_DIRECTIVE_: In the listing below, find every line containing "React" and copy it out.

_DATA EXTRACT_:
☆ ☆ ☆

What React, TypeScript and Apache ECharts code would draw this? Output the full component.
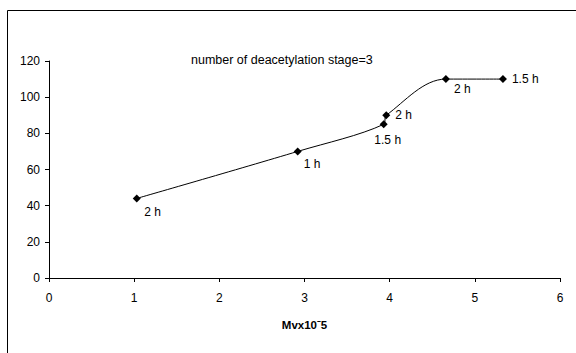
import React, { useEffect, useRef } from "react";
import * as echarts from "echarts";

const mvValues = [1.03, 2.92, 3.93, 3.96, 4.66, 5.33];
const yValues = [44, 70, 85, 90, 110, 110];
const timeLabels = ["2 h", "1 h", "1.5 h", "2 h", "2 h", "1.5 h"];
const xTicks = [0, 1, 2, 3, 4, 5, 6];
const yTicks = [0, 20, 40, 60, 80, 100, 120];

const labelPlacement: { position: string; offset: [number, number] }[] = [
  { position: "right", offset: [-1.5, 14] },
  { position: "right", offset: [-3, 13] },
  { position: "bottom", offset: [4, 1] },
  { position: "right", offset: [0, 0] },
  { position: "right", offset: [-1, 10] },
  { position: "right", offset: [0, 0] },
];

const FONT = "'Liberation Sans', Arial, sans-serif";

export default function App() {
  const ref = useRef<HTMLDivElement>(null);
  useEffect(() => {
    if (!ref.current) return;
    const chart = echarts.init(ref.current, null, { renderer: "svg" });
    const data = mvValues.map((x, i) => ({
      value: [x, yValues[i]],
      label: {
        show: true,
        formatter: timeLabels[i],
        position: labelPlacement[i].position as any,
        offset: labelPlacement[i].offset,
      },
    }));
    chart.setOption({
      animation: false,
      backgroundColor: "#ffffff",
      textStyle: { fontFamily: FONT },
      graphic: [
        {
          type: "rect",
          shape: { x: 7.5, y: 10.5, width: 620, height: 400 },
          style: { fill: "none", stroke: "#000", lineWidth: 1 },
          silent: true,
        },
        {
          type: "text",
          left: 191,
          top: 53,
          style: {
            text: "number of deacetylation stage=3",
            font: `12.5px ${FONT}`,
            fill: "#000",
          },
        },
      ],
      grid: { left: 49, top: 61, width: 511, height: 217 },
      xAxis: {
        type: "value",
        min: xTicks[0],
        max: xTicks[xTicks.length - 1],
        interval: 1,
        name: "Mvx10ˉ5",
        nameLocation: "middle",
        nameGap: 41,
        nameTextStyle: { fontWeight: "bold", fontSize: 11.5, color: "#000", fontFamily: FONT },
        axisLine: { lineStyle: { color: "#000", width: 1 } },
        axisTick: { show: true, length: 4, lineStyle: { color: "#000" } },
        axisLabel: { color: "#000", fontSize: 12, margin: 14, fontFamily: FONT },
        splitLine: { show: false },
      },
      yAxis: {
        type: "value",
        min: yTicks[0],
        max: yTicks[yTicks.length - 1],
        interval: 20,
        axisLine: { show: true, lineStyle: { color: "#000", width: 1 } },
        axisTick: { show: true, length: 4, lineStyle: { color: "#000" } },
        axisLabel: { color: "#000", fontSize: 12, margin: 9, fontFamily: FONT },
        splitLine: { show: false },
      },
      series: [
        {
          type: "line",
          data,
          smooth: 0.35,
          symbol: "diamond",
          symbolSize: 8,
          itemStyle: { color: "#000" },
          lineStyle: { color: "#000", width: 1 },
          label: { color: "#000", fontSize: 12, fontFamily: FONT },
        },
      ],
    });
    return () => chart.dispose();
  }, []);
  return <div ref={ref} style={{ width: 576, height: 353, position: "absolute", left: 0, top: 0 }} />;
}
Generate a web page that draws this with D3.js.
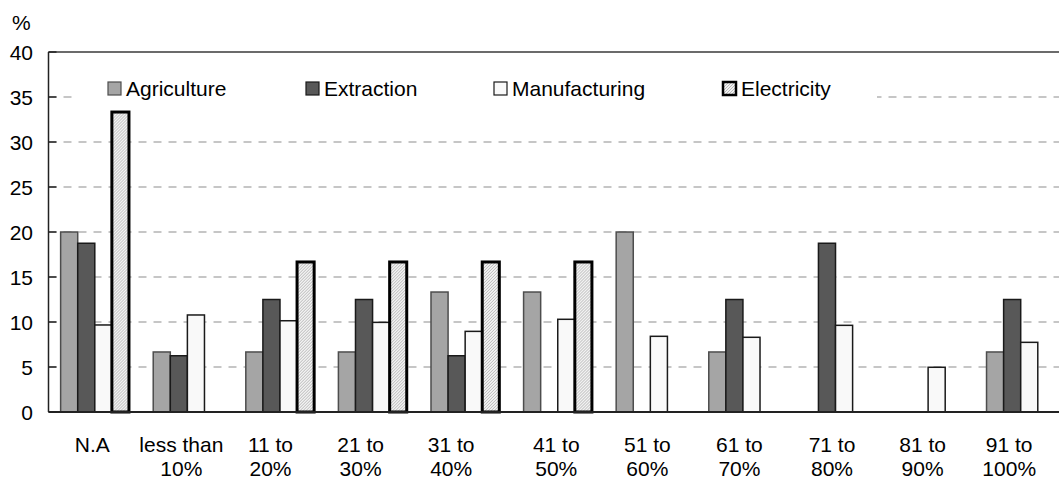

☆ ☆ ☆

_EXPECTED ANSWER_:
What React, TypeScript and Apache ECharts code would draw this? Output the full component.
import React, { useEffect, useRef } from "react";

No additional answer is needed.